Quote from the first line below through the line that contains "(0,0) rectangle (1021,476);", both included, and leave the pictures out.

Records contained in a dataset
— start —

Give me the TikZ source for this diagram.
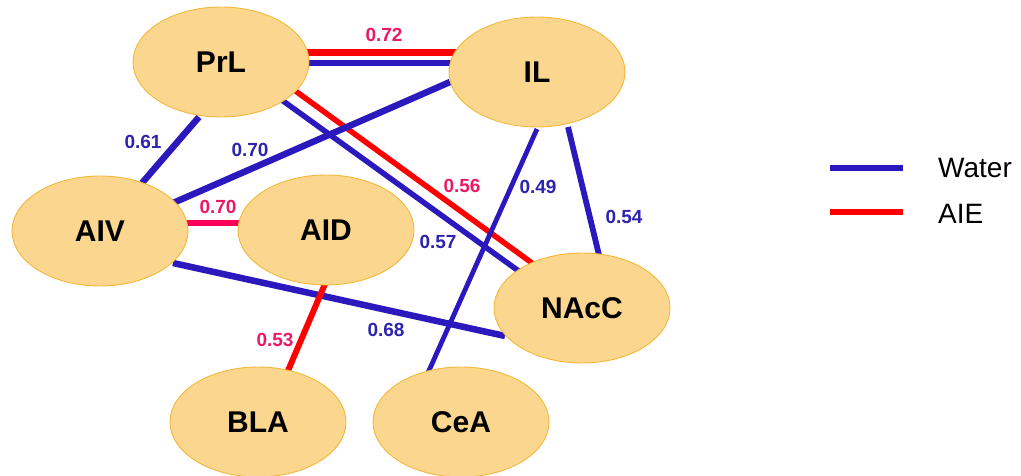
\documentclass[tikz,border=0pt]{standalone}
\usepackage{fontspec}
\setmainfont{Liberation Sans}
\usetikzlibrary{calc,backgrounds,shapes.geometric}

\definecolor{regionfill}{RGB}{251,214,143}
\definecolor{regionedge}{RGB}{242,184,60}
\definecolor{waterblue}{RGB}{43,25,190}
\definecolor{waterlabel}{RGB}{45,35,175}
\definecolor{aiered}{RGB}{255,0,0}
\definecolor{aiepink}{RGB}{248,0,88}
\definecolor{aielabel}{RGB}{235,25,100}

\tikzset{
  region/.style={ellipse, fill=regionfill, draw=regionedge, line width=0.9pt,
    minimum width=176pt, minimum height=110pt, inner sep=0pt,
    font=\fontsize{30}{30}\selectfont\bfseries},
  wline/.style={draw=waterblue, line width=#1},
  rline/.style={draw=aiered, line width=#1},
  pline/.style={draw=aiepink, line width=#1},
  wlab/.style={text=waterlabel, font=\fontsize{19}{19}\selectfont\bfseries, inner sep=0pt},
  rlab/.style={text=aielabel, font=\fontsize{19}{19}\selectfont\bfseries, inner sep=0pt},
  legendtext/.style={anchor=west, font=\fontsize{28}{28}\selectfont, inner sep=0pt},
}

\begin{document}
\begin{tikzpicture}[x=1pt,y=-1pt]
\useasboundingbox (0,0) rectangle (1021,476);

% brain regions
\node[region] (PrL)  at (221,62)  {PrL};
\node[region] (IL)   at (537,72)  {IL};
\node[region] (AIV)  at (100,231) {AIV};
\node[region] (AID)  at (326,230) {AID};
\node[region] (NAcC) at (582,308) {NAcC};
\node[region] (BLA)  at (258,422) {BLA};
\node[region] (CeA)  at (461,422) {CeA};

% correlations, drawn under the regions
\begin{scope}[on background layer]
  \draw[rline=7pt]   ($(PrL)+(85,-9)$)  -- ($(IL)+(-80,-19)$);
  \draw[wline=6.5pt] ($(PrL)+(85,1)$)   -- ($(IL)+(-80,-9)$);
  \draw[rline=5.5pt] ($(PrL)+(69,25)$)  -- ($(NAcC)+(-50,-45)$);
  \draw[wline=5.5pt] ($(PrL)+(58,36)$)  -- ($(NAcC)+(-62,-36)$);
  \draw[wline=6.5pt] ($(PrL)+(-22,55)$) -- ($(AIV)+(42,-48)$);
  \draw[wline=6.5pt] ($(IL)+(-87,10)$)  -- ($(AIV)+(73,-28)$);
  \draw[pline=6pt]   ($(AIV)+(86,-8)$)  -- ($(AID)+(-86,-7)$);
  \draw[wline=6.5pt] ($(AIV)+(73,32)$)  -- ($(NAcC)+(-77,28)$);
  \draw[rline=6pt]   ($(AID)+(-1,54)$)  -- ($(BLA)+(29,-49)$);
  \draw[wline=4.8pt] ($(IL)+(0,57)$)    -- ($(CeA)+(-34,-47)$);
  \draw[wline=5.8pt] ($(IL)+(31,55)$)   -- ($(NAcC)+(17,-53)$);
\end{scope}

% coefficients
\node[rlab] (c072)  at (384,35)  {0.72};
\node[wlab] (c061)  at (143,142) {0.61};
\node[wlab] (c070w) at (250,150) {0.70};
\node[rlab] (c070a) at (218,207) {0.70};
\node[rlab] (c056)  at (462,186) {0.56};
\node[wlab] (c049)  at (538,187) {0.49};
\node[wlab] (c054)  at (624,217) {0.54};
\node[wlab] (c057)  at (438,242) {0.57};
\node[wlab] (c068)  at (386,330) {0.68};
\node[rlab] (c053)  at (275,340) {0.53};

% legend
\coordinate (waterA) at (830,168);
\coordinate (waterB) at (903,168);
\coordinate (aieA)   at (830,212);
\coordinate (aieB)   at (903,212);
\draw[wline=6.5pt] (waterA) -- (waterB);
\draw[rline=6.5pt] (aieA) -- (aieB);
\node[legendtext] (waterkey) at (938,168) {Water};
\node[legendtext] (aiekey)   at (938,214) {AIE};
\end{tikzpicture}
\end{document}
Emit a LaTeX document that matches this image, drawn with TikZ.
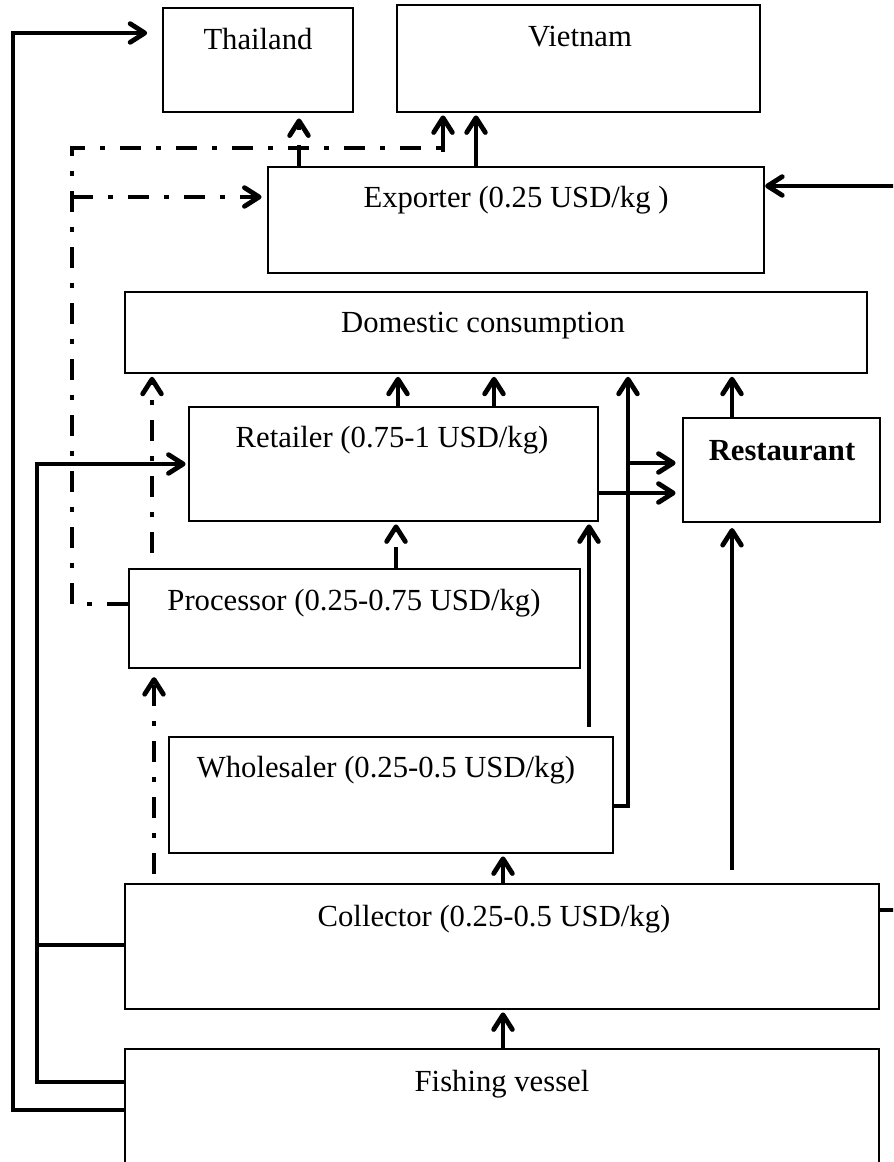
\documentclass[tikz,border=0pt]{standalone}
\usepackage{fontspec}
\setmainfont{Liberation Serif}
\usetikzlibrary{arrows.meta,fit}

\begin{document}
\begin{tikzpicture}[x=0.75pt,y=-0.75pt,
  txt/.style={font=\fontsize{23}{27}\selectfont, anchor=base, inner sep=0pt},
  boxthick/.style={draw, line width=1.7pt, inner sep=0pt},
  boxthin/.style={draw, line width=1.1pt, inner sep=0pt},
  link/.style={line width=3.6pt},
  tip/.style={-{Straight Barb[length=11pt,width=14pt,round]}, shorten >=2pt},
  flow/.style={link, tip},
  dashdot/.style={line width=3.6pt, dash pattern=on 16pt off 11pt on 4pt off 11pt}
]
% page area; the right and bottom edges cut through the outer loop and the last box
\clip (0,0) rectangle (893,1162);

% ---- boxes ----
\node[boxthick, fit={(163,8) (353,112)}]   (thai) {};
\node[boxthin,  fit={(397,5) (760,112)}]   (viet) {};
\node[boxthick, fit={(268,167) (764,273)}] (expo) {};
\node[boxthick, fit={(125,292) (867,373)}] (dom)  {};
\node[boxthin,  fit={(189,407) (598,521)}] (ret)  {};
\node[boxthin,  fit={(683,418) (880,522)}] (rest) {};
\node[boxthick, fit={(129,569) (580,668)}] (proc) {};
\node[boxthin,  fit={(169,737) (613,853)}] (whol) {};
\node[boxthin,  fit={(125,884) (879,1009)}] (coll) {};
\node[boxthin,  fit={(125,1049) (879,1200)}] (fish) {};

% ---- labels ----
\node[txt] (thai-t) at (258,50)  {Thailand};
\node[txt] (viet-t) at (580,47)  {Vietnam};
\node[txt] (expo-t) at (516,208) {Exporter (0.25 USD/kg )};
\node[txt] (dom-t)  at (483,332) {Domestic consumption};
\node[txt] (ret-t)  at (392,447) {Retailer (0.75-1 USD/kg)};
\node[txt] (rest-t) at (782,460) {\bfseries Restaurant};
\node[txt] (proc-t) at (354,610) {Processor (0.25-0.75 USD/kg)};
\node[txt] (whol-t) at (386,777) {Wholesaler (0.25-0.5 USD/kg)};
\node[txt] (coll-t) at (494,926) {Collector (0.25-0.5 USD/kg)};
\node[txt] (fish-t) at (502,1091) {Fishing vessel};

% ---- routing columns and rows ----
\coordinate (xOut) at (13,0);
\coordinate (xIn)  at (37,0);
\coordinate (xDD)  at (72,0);
\coordinate (xPD)  at (152,0);
\coordinate (xCP)  at (154,0);
\coordinate (xTh)  at (299,0);
\coordinate (xPR)  at (396,0);
\coordinate (xRD1) at (398,0);
\coordinate (xV1)  at (443,0);
\coordinate (xV2)  at (476,0);
\coordinate (xRD2) at (494,0);
\coordinate (xCW)  at (503,0);
\coordinate (xWR)  at (589,0);
\coordinate (xWD)  at (628,0);
\coordinate (xRs)  at (732,0);
\coordinate (xRt)  at (910,0);

\coordinate (yTh)   at (0,33);
\coordinate (yDD)   at (0,148);
\coordinate (yV1)   at (0,152);
\coordinate (yExpR) at (0,186);
\coordinate (yExpL) at (0,197);
\coordinate (yRet)  at (0,464);
\coordinate (yB1)   at (0,463);
\coordinate (yB2)   at (0,493);
\coordinate (yProc) at (0,604);
\coordinate (yW)    at (0,806);
\coordinate (yCR)   at (0,910);
\coordinate (yColl) at (0,945);
\coordinate (yFIn)  at (0,1082);
\coordinate (yFOut) at (0,1110);

% ---- left-hand feeders ----
\draw[flow, shorten >=11pt] (fish.west |- yFOut) -| (xOut |- yTh) -- (thai.west |- yTh);
\draw[flow] (fish.west |- yFIn) -| (xIn |- yRet) -- (ret.west |- yRet);
\draw[link] (coll.west |- yColl) -- (xIn |- yColl);

% ---- processor export route (dash-dot) ----
\draw[dashdot] (proc.west |- yProc) -| (xDD |- yDD) -- (xV1 |- yDD);
\draw[flow] (xV1 |- yV1) -- (xV1 |- viet.south);
\draw[dashdot, tip, shorten >=4pt] (xDD |- yExpL) -- (expo.west |- yExpL);
\draw[dashdot, tip, shorten >=4pt] (xTh |- expo.north) -- (xTh |- thai.south);

% ---- exporter ----
\draw[flow] (xV2 |- expo.north) -- (xV2 |- viet.south);
\draw[flow, shorten >=0pt] (coll.east |- yCR) -| (xRt |- yExpR) -- (expo.east |- yExpR);

% ---- into domestic consumption ----
\draw[dashdot, tip, shorten <=11pt] (xPD |- proc.north) -- (xPD |- dom.south);
\draw[flow] (xRD1 |- ret.north) -- (xRD1 |- dom.south);
\draw[flow] (xRD2 |- ret.north) -- (xRD2 |- dom.south);
\draw[flow] (whol.east |- yW) -| (xWD |- dom.south);
\draw[flow] (xRs |- rest.north) -- (xRs |- dom.south);

% ---- into restaurant ----
\draw[flow, shorten >=5pt] (xWD |- yB1) -- (rest.west |- yB1);
\draw[flow, shorten >=5pt] (ret.east |- yB2) -- (rest.west |- yB2);
\draw[flow, shorten <=10pt, shorten >=4pt] (xRs |- coll.north) -- (xRs |- rest.south);

% ---- into retailer ----
\draw[dashdot, tip] (xPR |- proc.north) -- (xPR |- ret.south);
\draw[flow, shorten <=7pt] (xWR |- whol.north) -- (xWR |- ret.south);

% ---- from collector and vessel ----
\draw[dashdot, tip, shorten <=7pt, shorten >=6pt] (xCP |- coll.north) -- (xCP |- proc.south);
\draw[flow] (xCW |- coll.north) -- (xCW |- whol.south);
\draw[flow] (xCW |- fish.north) -- (xCW |- coll.south);
\end{tikzpicture}
\end{document}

— end —

Task output:
Give me the TikZ source for this diagram.
\documentclass[tikz,border=0pt]{standalone}
\usepackage{fontspec}
\setmainfont{Liberation Sans}
\usetikzlibrary{calc,backgrounds,shapes.geometric}

\definecolor{regionfill}{RGB}{251,214,143}
\definecolor{regionedge}{RGB}{242,184,60}
\definecolor{waterblue}{RGB}{43,25,190}
\definecolor{waterlabel}{RGB}{45,35,175}
\definecolor{aiered}{RGB}{255,0,0}
\definecolor{aiepink}{RGB}{248,0,88}
\definecolor{aielabel}{RGB}{235,25,100}

\tikzset{
  region/.style={ellipse, fill=regionfill, draw=regionedge, line width=0.9pt,
    minimum width=176pt, minimum height=110pt, inner sep=0pt,
    font=\fontsize{30}{30}\selectfont\bfseries},
  wline/.style={draw=waterblue, line width=#1},
  rline/.style={draw=aiered, line width=#1},
  pline/.style={draw=aiepink, line width=#1},
  wlab/.style={text=waterlabel, font=\fontsize{19}{19}\selectfont\bfseries, inner sep=0pt},
  rlab/.style={text=aielabel, font=\fontsize{19}{19}\selectfont\bfseries, inner sep=0pt},
  legendtext/.style={anchor=west, font=\fontsize{28}{28}\selectfont, inner sep=0pt},
}

\begin{document}
\begin{tikzpicture}[x=1pt,y=-1pt]
\useasboundingbox (0,0) rectangle (1021,476);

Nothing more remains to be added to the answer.